Stout snowpack levels have also been seen throughout the Southwest region that includes California, Nevada, New Mexico and Arizona, according to BTU Analytics. In terms of natural gas power burn equivalent, the firm typically sees hydro generation hit lows in the winter of around 0.4 Bcfe/d and rise to a peak of close to 1.0 Bcfe/d in July in the Southwest. However, higher-than-average snowpack will lead to a divergence from the normal, with an additional roughly 0.35 Bcfe/d of hydro generation expected throughout the spring and into the summer.

“Beyond electricity markets, above-average hydro generation has implications for the wider natural gas market,” BTU analyst Matthew Hoza said. “Currently, Southern California provides an end market for both Rockies gas (via Kern River Pipeline) and Permian gas (via El Paso Natural Gas and Transwestern Pipeline). All else equal, less demand in the West means downward pricing pressure will be transferred back onto supply basins.”

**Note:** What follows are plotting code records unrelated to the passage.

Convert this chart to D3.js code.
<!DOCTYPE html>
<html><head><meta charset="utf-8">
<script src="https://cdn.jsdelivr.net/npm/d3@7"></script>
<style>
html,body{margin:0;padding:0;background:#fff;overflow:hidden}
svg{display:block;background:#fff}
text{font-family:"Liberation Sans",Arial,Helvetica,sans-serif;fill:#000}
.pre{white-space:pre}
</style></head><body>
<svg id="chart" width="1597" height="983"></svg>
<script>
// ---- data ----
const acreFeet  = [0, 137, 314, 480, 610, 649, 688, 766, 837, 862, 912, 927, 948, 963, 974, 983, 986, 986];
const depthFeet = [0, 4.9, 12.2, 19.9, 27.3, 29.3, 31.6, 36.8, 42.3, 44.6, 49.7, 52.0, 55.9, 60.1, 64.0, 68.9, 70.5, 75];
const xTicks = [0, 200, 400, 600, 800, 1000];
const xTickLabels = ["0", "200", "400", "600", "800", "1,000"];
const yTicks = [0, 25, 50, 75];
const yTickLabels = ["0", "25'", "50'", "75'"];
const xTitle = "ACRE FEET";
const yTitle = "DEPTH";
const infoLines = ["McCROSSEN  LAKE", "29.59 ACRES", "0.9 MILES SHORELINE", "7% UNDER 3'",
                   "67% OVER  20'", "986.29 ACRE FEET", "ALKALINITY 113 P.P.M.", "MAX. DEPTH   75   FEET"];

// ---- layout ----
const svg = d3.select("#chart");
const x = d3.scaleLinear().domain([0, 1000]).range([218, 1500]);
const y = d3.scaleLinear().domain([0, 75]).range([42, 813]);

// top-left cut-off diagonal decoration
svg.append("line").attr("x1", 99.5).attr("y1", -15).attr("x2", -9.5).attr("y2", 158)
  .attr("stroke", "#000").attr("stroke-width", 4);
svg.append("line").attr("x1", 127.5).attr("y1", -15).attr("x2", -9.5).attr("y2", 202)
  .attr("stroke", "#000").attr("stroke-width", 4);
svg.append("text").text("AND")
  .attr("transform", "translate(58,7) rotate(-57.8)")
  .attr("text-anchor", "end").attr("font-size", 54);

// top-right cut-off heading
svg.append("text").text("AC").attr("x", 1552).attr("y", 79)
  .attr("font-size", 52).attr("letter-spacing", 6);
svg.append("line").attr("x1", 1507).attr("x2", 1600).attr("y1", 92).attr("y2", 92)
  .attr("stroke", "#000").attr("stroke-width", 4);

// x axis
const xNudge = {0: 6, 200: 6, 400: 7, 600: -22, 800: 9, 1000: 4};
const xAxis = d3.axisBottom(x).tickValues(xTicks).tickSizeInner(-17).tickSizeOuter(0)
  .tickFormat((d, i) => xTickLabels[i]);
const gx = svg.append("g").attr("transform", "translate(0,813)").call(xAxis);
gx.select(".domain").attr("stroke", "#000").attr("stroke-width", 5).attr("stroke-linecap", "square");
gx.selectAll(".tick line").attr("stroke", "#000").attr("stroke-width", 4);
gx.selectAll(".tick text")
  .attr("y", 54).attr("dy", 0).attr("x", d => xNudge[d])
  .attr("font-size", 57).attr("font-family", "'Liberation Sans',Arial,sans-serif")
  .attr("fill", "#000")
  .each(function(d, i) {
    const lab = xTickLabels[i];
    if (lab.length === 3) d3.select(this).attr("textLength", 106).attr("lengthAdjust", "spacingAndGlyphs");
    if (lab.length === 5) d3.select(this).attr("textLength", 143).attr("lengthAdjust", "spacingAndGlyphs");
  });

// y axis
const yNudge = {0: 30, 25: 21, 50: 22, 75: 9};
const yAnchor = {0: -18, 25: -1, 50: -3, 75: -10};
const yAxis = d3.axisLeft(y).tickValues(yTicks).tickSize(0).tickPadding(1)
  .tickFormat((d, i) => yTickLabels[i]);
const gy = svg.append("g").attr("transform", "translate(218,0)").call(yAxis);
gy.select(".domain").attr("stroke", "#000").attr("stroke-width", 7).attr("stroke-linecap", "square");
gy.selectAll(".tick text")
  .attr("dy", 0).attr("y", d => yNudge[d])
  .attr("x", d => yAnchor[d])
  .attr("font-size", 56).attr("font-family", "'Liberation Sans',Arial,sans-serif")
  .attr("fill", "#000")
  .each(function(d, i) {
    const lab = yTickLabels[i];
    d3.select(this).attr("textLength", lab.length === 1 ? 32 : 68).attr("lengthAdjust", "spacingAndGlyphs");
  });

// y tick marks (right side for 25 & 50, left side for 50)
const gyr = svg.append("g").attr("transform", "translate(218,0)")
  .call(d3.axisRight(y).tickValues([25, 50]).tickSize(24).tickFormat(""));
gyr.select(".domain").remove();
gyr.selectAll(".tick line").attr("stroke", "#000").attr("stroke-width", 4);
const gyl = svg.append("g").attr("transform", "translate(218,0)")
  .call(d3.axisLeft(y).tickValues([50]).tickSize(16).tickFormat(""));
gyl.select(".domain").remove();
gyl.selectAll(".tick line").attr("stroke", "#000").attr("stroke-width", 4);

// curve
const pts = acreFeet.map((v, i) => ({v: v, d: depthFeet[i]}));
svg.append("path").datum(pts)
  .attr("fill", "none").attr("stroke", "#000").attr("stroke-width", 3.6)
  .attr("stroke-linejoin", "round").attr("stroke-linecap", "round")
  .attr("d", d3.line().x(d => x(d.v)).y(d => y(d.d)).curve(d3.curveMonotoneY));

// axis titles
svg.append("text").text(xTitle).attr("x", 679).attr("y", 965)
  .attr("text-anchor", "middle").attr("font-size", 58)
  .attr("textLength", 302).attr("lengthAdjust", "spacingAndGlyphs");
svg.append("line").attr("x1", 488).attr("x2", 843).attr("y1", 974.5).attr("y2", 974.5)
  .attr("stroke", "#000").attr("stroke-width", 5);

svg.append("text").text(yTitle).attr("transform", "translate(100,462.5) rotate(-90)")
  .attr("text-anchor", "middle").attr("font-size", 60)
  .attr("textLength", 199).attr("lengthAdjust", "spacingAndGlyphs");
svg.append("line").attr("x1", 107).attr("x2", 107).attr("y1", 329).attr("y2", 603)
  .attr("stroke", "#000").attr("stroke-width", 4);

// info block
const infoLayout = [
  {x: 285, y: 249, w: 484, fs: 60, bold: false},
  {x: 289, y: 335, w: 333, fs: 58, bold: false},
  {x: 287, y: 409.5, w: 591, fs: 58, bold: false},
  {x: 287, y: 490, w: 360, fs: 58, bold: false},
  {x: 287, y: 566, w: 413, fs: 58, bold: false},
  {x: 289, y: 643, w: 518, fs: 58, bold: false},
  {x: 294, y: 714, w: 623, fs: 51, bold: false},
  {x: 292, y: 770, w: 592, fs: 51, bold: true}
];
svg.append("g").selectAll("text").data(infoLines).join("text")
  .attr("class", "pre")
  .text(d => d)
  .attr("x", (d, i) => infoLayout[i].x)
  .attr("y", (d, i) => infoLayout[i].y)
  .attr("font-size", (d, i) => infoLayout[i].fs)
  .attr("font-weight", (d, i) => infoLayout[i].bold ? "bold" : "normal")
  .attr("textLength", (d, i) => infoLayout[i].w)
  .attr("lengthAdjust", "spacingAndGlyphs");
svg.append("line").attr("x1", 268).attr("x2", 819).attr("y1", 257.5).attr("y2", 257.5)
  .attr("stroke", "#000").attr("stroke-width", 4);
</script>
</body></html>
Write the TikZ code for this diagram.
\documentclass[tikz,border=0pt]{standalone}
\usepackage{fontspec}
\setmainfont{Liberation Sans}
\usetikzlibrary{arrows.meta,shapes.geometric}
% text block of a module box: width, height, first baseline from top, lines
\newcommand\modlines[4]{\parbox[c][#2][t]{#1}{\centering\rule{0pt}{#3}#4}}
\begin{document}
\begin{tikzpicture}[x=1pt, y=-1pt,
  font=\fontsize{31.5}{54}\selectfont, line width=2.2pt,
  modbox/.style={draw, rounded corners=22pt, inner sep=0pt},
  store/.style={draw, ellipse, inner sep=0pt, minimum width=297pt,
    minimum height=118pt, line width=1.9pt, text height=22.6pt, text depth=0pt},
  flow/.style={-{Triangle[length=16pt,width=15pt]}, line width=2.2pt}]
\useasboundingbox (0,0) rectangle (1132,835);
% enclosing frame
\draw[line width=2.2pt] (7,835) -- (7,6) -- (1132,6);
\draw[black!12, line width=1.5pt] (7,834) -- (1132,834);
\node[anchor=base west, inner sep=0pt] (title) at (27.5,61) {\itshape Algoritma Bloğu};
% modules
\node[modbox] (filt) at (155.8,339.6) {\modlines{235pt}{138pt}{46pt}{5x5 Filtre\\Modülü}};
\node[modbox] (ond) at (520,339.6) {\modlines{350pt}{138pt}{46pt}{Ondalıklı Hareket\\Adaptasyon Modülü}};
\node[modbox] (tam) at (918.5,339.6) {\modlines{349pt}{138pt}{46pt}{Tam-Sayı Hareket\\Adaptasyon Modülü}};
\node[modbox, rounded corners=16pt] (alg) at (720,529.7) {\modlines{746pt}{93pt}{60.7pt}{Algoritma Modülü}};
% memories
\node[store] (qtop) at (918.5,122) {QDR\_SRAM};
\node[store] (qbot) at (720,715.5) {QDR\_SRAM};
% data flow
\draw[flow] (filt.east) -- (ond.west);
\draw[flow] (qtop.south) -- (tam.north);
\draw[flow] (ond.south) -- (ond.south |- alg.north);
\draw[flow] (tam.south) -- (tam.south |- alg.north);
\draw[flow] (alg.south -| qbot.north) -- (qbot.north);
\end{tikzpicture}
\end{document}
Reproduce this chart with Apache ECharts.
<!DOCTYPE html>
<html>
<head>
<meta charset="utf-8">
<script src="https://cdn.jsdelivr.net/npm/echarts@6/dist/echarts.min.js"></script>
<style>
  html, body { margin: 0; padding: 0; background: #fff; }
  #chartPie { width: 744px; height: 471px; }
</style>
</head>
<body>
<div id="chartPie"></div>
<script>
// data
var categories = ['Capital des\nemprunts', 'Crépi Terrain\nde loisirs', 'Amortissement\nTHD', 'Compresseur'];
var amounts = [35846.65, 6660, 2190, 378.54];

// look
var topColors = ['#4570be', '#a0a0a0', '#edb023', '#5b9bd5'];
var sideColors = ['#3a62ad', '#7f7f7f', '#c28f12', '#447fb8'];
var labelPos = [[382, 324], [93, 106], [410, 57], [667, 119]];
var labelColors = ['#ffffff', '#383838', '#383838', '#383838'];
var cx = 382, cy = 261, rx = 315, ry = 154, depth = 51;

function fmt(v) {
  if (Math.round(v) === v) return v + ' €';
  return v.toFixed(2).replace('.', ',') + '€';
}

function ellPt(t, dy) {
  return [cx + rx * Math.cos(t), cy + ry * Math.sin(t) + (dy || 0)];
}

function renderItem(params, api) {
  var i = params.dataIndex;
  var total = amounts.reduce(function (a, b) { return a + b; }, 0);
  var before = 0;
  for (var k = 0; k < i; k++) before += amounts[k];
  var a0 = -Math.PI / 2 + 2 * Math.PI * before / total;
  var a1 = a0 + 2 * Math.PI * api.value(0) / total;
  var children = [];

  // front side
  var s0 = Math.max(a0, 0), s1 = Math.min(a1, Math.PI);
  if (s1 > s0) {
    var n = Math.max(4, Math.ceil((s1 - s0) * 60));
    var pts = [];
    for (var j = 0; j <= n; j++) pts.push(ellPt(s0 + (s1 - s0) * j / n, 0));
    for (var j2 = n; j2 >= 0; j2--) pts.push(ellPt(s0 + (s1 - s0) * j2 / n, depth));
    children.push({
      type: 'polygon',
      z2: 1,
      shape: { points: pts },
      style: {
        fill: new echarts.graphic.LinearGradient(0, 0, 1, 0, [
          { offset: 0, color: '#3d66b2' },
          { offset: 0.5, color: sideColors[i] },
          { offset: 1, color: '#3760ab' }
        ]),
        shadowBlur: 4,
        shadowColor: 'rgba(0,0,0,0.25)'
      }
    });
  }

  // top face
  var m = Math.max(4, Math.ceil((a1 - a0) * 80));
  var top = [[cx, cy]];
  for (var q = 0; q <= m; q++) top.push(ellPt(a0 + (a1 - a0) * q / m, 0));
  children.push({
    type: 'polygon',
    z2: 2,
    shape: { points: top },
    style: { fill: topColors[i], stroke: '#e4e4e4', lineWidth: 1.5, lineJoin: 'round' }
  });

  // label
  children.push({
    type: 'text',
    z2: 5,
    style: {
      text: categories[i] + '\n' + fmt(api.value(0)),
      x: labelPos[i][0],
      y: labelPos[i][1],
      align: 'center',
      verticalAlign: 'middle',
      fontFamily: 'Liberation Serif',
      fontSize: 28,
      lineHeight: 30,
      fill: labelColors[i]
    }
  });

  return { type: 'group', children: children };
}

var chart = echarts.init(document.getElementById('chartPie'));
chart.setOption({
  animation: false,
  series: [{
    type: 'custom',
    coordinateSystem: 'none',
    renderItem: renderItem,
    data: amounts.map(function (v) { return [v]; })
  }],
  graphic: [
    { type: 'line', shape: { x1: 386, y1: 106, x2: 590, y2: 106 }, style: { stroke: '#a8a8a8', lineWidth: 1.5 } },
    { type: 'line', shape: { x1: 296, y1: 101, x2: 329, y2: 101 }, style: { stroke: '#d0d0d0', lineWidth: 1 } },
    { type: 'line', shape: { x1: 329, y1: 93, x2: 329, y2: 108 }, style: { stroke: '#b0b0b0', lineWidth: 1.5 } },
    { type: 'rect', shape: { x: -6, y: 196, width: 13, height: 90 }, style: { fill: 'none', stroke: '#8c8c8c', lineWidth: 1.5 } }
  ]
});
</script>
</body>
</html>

Kern River flows have shown resilience throughout the past regardless of hydro generation, according to BTU, “so it is likely Waha pricing will feel the negative effects of increased hydro generation, as a potential route for Permian associated gas will be restricted.”

As for this week, PG&E Citygate posted the most substantial declines in the country, with May plunging 33 cents from April 4-10 to reach $3.246 and June dropping 29 cents to $3.292. The balance of sumer was down 18 cents to $3.45, according to Forward Look.

Farther north, Malin May was down 7 cents to $2.143, June was down 2 cents to $2.209 and the balance of summer stayed flat at $2.47.